Records with drawing code
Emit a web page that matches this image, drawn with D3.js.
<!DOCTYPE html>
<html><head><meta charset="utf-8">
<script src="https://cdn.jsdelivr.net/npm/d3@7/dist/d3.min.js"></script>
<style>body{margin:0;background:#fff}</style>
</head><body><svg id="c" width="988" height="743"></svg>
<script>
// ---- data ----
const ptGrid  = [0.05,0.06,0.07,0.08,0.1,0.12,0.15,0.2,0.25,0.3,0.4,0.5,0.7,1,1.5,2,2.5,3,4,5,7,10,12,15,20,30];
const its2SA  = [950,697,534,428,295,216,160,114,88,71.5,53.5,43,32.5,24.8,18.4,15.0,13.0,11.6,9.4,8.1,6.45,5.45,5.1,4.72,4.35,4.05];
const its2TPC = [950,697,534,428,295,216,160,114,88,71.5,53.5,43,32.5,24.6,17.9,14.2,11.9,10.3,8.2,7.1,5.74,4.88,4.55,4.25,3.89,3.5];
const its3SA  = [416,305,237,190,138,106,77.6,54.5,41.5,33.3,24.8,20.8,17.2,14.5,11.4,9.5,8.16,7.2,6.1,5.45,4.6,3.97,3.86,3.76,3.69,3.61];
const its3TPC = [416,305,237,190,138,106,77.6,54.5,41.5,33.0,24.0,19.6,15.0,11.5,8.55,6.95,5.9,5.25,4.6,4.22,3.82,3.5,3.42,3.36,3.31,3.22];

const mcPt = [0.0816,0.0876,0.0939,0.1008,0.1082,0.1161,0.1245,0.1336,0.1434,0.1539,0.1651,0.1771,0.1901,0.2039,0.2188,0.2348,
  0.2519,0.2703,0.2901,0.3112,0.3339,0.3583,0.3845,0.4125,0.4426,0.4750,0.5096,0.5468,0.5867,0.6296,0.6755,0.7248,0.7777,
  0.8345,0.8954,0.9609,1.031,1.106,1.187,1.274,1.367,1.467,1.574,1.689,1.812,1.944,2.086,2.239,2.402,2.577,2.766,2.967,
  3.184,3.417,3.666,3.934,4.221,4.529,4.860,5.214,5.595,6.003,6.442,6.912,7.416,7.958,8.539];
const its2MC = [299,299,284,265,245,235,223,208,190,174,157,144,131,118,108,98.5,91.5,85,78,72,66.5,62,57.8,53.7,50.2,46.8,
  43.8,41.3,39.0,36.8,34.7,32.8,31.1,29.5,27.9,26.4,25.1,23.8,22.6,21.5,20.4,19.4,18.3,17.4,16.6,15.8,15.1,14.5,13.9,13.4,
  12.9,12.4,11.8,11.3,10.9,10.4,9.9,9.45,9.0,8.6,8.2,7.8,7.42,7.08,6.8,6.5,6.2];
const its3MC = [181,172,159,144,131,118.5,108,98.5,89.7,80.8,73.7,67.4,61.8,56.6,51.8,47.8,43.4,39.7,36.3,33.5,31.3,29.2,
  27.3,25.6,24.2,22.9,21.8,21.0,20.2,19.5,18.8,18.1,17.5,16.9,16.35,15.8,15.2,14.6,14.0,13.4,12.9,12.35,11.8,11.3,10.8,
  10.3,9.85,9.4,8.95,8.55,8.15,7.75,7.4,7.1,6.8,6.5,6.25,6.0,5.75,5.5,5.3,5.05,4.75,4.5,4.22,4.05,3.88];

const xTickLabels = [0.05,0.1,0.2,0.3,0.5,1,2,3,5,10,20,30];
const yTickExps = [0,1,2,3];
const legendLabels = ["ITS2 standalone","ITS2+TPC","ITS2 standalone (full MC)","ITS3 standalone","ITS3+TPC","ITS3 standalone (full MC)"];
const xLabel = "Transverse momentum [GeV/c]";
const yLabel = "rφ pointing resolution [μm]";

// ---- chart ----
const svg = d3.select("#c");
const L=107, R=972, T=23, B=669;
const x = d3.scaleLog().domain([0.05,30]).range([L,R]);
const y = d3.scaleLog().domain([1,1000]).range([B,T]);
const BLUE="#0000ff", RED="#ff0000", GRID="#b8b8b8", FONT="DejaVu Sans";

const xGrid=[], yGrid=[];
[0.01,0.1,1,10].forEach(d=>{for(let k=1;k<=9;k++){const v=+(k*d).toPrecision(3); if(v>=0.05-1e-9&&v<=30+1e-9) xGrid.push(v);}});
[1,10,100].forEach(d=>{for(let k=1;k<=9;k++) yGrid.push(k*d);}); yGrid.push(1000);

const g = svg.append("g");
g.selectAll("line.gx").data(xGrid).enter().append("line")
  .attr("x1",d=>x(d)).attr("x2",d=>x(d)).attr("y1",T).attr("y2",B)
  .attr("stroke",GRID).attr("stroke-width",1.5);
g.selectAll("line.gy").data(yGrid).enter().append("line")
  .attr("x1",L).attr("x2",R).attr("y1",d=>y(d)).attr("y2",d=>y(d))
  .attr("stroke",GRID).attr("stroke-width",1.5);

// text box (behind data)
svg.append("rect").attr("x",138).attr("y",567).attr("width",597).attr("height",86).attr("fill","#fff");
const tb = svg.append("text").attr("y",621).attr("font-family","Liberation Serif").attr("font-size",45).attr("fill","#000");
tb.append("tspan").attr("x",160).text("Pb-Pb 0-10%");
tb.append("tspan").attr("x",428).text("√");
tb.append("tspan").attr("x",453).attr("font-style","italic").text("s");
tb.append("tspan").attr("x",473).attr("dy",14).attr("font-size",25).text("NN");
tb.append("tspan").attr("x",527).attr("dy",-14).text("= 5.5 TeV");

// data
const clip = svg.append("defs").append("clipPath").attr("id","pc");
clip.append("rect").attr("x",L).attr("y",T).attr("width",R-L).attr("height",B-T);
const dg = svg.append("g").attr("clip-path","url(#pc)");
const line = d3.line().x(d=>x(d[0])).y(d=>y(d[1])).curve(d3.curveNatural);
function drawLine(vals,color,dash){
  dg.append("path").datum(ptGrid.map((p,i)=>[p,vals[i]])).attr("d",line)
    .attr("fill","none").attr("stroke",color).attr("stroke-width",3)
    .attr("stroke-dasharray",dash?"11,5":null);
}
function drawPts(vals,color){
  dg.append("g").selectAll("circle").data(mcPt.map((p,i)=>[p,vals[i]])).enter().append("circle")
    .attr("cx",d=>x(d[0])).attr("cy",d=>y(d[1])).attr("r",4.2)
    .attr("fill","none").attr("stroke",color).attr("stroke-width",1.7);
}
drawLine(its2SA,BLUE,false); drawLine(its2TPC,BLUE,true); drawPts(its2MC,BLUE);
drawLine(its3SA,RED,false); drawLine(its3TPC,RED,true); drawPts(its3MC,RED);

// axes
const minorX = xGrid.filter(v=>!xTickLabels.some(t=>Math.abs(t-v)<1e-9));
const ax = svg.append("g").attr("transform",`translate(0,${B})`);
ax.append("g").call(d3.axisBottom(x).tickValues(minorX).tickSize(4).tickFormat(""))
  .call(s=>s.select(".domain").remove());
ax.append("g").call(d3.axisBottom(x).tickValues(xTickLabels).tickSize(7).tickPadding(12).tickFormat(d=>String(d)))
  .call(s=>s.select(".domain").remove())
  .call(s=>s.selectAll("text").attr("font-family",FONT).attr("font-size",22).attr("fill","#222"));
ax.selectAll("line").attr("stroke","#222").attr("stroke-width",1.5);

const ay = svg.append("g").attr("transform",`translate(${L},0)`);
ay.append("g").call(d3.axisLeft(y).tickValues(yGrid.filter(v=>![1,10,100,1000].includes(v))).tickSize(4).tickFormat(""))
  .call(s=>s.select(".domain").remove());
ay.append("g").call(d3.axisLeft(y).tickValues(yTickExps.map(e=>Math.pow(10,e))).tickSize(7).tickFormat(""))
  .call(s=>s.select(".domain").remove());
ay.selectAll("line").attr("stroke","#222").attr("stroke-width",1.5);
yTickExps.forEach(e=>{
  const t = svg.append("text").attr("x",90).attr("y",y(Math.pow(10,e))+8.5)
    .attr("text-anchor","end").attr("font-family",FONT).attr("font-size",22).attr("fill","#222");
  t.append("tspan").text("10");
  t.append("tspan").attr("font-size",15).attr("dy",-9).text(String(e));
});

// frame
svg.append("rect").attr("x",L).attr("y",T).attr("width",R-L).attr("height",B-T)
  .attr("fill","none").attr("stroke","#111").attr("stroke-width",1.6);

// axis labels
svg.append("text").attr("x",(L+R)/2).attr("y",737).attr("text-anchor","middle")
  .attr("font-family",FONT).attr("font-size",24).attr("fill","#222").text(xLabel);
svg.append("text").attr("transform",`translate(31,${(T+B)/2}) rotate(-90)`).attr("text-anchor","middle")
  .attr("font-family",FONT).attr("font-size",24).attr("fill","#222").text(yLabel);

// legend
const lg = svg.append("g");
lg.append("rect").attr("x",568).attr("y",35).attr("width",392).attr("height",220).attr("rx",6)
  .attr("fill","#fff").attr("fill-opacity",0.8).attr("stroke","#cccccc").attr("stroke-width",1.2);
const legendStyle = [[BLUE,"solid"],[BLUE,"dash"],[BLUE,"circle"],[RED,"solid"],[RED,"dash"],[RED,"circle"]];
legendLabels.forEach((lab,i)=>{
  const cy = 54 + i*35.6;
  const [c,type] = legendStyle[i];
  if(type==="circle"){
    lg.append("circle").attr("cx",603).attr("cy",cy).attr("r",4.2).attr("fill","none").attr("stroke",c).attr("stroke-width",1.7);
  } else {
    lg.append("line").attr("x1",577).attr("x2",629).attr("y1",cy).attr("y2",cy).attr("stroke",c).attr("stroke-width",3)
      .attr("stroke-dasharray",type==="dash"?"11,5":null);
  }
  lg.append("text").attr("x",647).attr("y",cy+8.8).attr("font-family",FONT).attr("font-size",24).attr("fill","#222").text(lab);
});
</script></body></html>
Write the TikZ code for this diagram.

▸ Instructions to follow
Tell how many lines of the records above hold the string "this". Give no other text.

▸ Finished task
2